● Information shown:
------------------------
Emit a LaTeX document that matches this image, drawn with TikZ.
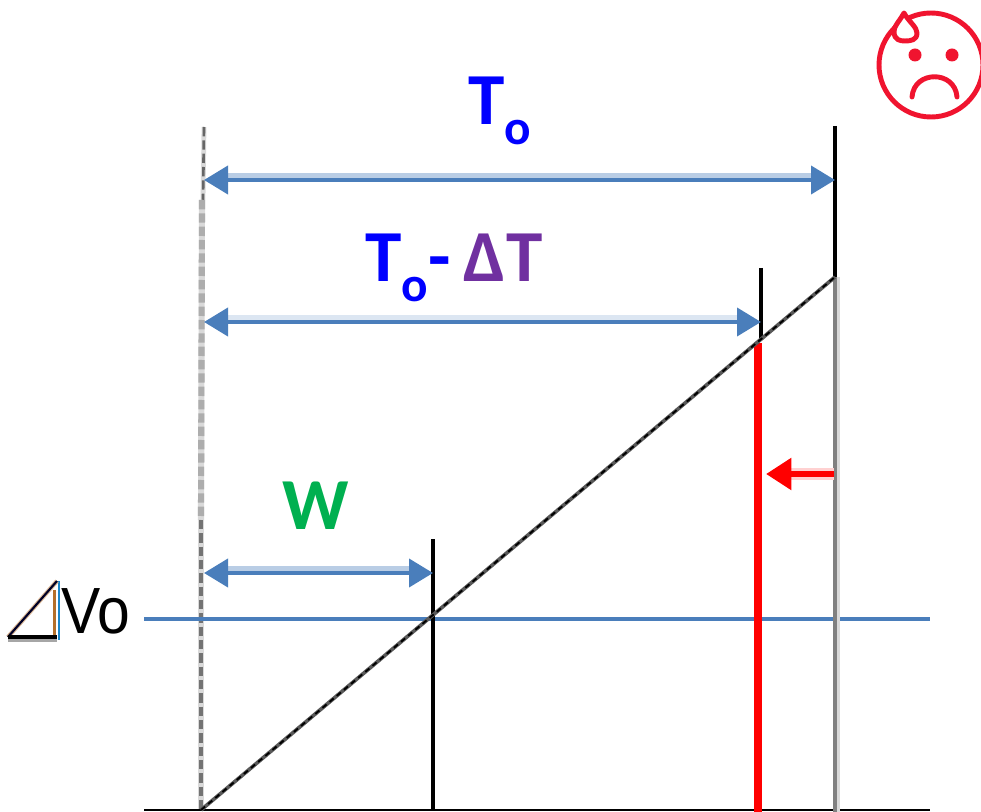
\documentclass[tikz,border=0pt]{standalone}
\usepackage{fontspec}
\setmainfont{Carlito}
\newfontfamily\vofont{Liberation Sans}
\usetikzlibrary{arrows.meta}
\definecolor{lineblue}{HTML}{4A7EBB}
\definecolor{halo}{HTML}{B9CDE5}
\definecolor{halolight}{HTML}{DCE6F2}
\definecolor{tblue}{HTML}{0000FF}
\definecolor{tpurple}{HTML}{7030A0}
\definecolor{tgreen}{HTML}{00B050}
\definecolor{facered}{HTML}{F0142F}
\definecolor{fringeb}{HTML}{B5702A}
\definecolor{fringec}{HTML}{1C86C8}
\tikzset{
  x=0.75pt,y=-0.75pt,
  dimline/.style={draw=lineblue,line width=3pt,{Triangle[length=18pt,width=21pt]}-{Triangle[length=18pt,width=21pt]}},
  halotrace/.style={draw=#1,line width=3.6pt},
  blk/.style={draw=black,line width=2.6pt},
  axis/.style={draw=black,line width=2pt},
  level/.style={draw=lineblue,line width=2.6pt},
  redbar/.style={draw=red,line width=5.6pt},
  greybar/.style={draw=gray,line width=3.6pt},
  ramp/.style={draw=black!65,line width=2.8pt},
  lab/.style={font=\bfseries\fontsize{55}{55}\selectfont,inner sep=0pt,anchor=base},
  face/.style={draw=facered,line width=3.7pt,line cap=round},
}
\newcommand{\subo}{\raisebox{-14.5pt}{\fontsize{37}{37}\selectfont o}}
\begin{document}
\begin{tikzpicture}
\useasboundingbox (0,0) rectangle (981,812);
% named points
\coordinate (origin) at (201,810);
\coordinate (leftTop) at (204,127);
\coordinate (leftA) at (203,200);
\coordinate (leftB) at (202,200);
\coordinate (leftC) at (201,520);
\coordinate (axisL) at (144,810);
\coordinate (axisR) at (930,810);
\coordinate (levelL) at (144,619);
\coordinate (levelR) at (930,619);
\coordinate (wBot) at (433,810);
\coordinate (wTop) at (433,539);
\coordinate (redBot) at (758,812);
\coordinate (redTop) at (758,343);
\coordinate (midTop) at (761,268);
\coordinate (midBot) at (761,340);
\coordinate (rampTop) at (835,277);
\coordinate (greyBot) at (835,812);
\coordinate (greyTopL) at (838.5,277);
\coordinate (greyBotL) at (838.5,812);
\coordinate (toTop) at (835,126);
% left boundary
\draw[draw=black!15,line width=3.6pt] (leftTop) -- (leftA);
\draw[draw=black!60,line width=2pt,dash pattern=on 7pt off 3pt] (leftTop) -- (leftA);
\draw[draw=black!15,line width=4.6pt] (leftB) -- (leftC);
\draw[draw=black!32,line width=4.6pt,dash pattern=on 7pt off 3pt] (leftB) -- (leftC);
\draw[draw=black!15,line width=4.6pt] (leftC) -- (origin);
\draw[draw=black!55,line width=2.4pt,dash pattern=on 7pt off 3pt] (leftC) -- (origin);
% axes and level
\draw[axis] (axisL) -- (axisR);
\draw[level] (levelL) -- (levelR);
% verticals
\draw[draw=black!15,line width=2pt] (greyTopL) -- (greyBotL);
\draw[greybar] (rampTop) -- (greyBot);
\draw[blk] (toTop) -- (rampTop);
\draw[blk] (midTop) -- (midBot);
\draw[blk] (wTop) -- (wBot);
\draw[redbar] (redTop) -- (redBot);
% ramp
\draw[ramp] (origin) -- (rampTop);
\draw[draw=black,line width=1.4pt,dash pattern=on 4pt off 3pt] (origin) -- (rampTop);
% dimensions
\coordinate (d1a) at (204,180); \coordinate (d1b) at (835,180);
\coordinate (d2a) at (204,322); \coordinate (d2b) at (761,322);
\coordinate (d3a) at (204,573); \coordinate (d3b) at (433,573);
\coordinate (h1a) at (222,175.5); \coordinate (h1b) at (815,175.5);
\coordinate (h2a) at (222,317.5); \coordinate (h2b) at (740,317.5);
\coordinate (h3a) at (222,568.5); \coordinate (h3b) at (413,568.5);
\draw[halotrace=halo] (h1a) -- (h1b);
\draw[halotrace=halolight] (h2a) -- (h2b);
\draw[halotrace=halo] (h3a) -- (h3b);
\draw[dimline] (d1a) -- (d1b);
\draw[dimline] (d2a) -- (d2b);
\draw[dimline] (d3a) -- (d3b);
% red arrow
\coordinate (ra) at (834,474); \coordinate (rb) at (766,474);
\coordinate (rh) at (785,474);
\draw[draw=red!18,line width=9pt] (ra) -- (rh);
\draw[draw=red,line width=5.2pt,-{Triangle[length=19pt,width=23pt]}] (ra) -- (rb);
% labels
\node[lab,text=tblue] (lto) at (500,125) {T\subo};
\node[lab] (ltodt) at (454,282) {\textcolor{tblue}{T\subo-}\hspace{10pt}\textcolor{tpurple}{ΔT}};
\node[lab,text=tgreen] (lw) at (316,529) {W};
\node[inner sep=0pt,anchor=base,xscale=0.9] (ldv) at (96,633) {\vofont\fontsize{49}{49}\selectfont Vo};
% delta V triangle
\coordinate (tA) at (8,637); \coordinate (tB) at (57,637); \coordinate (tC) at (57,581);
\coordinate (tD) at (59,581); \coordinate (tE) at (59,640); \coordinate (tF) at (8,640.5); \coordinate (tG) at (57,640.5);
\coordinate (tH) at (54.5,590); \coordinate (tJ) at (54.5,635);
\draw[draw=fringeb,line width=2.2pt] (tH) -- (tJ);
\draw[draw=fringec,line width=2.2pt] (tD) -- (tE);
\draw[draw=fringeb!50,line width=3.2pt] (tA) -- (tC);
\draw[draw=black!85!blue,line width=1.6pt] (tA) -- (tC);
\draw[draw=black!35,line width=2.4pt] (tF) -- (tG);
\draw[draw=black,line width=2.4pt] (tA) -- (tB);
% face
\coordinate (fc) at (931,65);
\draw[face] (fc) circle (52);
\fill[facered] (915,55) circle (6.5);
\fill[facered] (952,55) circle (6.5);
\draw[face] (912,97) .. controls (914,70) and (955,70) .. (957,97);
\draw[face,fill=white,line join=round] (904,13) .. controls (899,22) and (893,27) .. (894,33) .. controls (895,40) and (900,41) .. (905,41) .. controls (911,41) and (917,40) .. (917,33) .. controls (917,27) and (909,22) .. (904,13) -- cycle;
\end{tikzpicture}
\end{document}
------------------------
● Written request: Skip the pictures, then retype every line above exactly.

● Result below:
Emit a LaTeX document that matches this image, drawn with TikZ.
\documentclass[tikz,border=0pt]{standalone}
\usepackage{fontspec}
\setmainfont{Carlito}
\newfontfamily\vofont{Liberation Sans}
\usetikzlibrary{arrows.meta}
\definecolor{lineblue}{HTML}{4A7EBB}
\definecolor{halo}{HTML}{B9CDE5}
\definecolor{halolight}{HTML}{DCE6F2}
\definecolor{tblue}{HTML}{0000FF}
\definecolor{tpurple}{HTML}{7030A0}
\definecolor{tgreen}{HTML}{00B050}
\definecolor{facered}{HTML}{F0142F}
\definecolor{fringeb}{HTML}{B5702A}
\definecolor{fringec}{HTML}{1C86C8}
\tikzset{
  x=0.75pt,y=-0.75pt,
  dimline/.style={draw=lineblue,line width=3pt,{Triangle[length=18pt,width=21pt]}-{Triangle[length=18pt,width=21pt]}},
  halotrace/.style={draw=#1,line width=3.6pt},
  blk/.style={draw=black,line width=2.6pt},
  axis/.style={draw=black,line width=2pt},
  level/.style={draw=lineblue,line width=2.6pt},
  redbar/.style={draw=red,line width=5.6pt},
  greybar/.style={draw=gray,line width=3.6pt},
  ramp/.style={draw=black!65,line width=2.8pt},
  lab/.style={font=\bfseries\fontsize{55}{55}\selectfont,inner sep=0pt,anchor=base},
  face/.style={draw=facered,line width=3.7pt,line cap=round},
}
\newcommand{\subo}{\raisebox{-14.5pt}{\fontsize{37}{37}\selectfont o}}
\begin{document}
\begin{tikzpicture}
\useasboundingbox (0,0) rectangle (981,812);
% named points
\coordinate (origin) at (201,810);
\coordinate (leftTop) at (204,127);
\coordinate (leftA) at (203,200);
\coordinate (leftB) at (202,200);
\coordinate (leftC) at (201,520);
\coordinate (axisL) at (144,810);
\coordinate (axisR) at (930,810);
\coordinate (levelL) at (144,619);
\coordinate (levelR) at (930,619);
\coordinate (wBot) at (433,810);
\coordinate (wTop) at (433,539);
\coordinate (redBot) at (758,812);
\coordinate (redTop) at (758,343);
\coordinate (midTop) at (761,268);
\coordinate (midBot) at (761,340);
\coordinate (rampTop) at (835,277);
\coordinate (greyBot) at (835,812);
\coordinate (greyTopL) at (838.5,277);
\coordinate (greyBotL) at (838.5,812);
\coordinate (toTop) at (835,126);
% left boundary
\draw[draw=black!15,line width=3.6pt] (leftTop) -- (leftA);
\draw[draw=black!60,line width=2pt,dash pattern=on 7pt off 3pt] (leftTop) -- (leftA);
\draw[draw=black!15,line width=4.6pt] (leftB) -- (leftC);
\draw[draw=black!32,line width=4.6pt,dash pattern=on 7pt off 3pt] (leftB) -- (leftC);
\draw[draw=black!15,line width=4.6pt] (leftC) -- (origin);
\draw[draw=black!55,line width=2.4pt,dash pattern=on 7pt off 3pt] (leftC) -- (origin);
% axes and level
\draw[axis] (axisL) -- (axisR);
\draw[level] (levelL) -- (levelR);
% verticals
\draw[draw=black!15,line width=2pt] (greyTopL) -- (greyBotL);
\draw[greybar] (rampTop) -- (greyBot);
\draw[blk] (toTop) -- (rampTop);
\draw[blk] (midTop) -- (midBot);
\draw[blk] (wTop) -- (wBot);
\draw[redbar] (redTop) -- (redBot);
% ramp
\draw[ramp] (origin) -- (rampTop);
\draw[draw=black,line width=1.4pt,dash pattern=on 4pt off 3pt] (origin) -- (rampTop);
% dimensions
\coordinate (d1a) at (204,180); \coordinate (d1b) at (835,180);
\coordinate (d2a) at (204,322); \coordinate (d2b) at (761,322);
\coordinate (d3a) at (204,573); \coordinate (d3b) at (433,573);
\coordinate (h1a) at (222,175.5); \coordinate (h1b) at (815,175.5);
\coordinate (h2a) at (222,317.5); \coordinate (h2b) at (740,317.5);
\coordinate (h3a) at (222,568.5); \coordinate (h3b) at (413,568.5);
\draw[halotrace=halo] (h1a) -- (h1b);
\draw[halotrace=halolight] (h2a) -- (h2b);
\draw[halotrace=halo] (h3a) -- (h3b);
\draw[dimline] (d1a) -- (d1b);
\draw[dimline] (d2a) -- (d2b);
\draw[dimline] (d3a) -- (d3b);
% red arrow
\coordinate (ra) at (834,474); \coordinate (rb) at (766,474);
\coordinate (rh) at (785,474);
\draw[draw=red!18,line width=9pt] (ra) -- (rh);
\draw[draw=red,line width=5.2pt,-{Triangle[length=19pt,width=23pt]}] (ra) -- (rb);
% labels
\node[lab,text=tblue] (lto) at (500,125) {T\subo};
\node[lab] (ltodt) at (454,282) {\textcolor{tblue}{T\subo-}\hspace{10pt}\textcolor{tpurple}{ΔT}};
\node[lab,text=tgreen] (lw) at (316,529) {W};
\node[inner sep=0pt,anchor=base,xscale=0.9] (ldv) at (96,633) {\vofont\fontsize{49}{49}\selectfont Vo};
% delta V triangle
\coordinate (tA) at (8,637); \coordinate (tB) at (57,637); \coordinate (tC) at (57,581);
\coordinate (tD) at (59,581); \coordinate (tE) at (59,640); \coordinate (tF) at (8,640.5); \coordinate (tG) at (57,640.5);
\coordinate (tH) at (54.5,590); \coordinate (tJ) at (54.5,635);
\draw[draw=fringeb,line width=2.2pt] (tH) -- (tJ);
\draw[draw=fringec,line width=2.2pt] (tD) -- (tE);
\draw[draw=fringeb!50,line width=3.2pt] (tA) -- (tC);
\draw[draw=black!85!blue,line width=1.6pt] (tA) -- (tC);
\draw[draw=black!35,line width=2.4pt] (tF) -- (tG);
\draw[draw=black,line width=2.4pt] (tA) -- (tB);
% face
\coordinate (fc) at (931,65);
\draw[face] (fc) circle (52);
\fill[facered] (915,55) circle (6.5);
\fill[facered] (952,55) circle (6.5);
\draw[face] (912,97) .. controls (914,70) and (955,70) .. (957,97);
\draw[face,fill=white,line join=round] (904,13) .. controls (899,22) and (893,27) .. (894,33) .. controls (895,40) and (900,41) .. (905,41) .. controls (911,41) and (917,40) .. (917,33) .. controls (917,27) and (909,22) .. (904,13) -- cycle;
\end{tikzpicture}
\end{document}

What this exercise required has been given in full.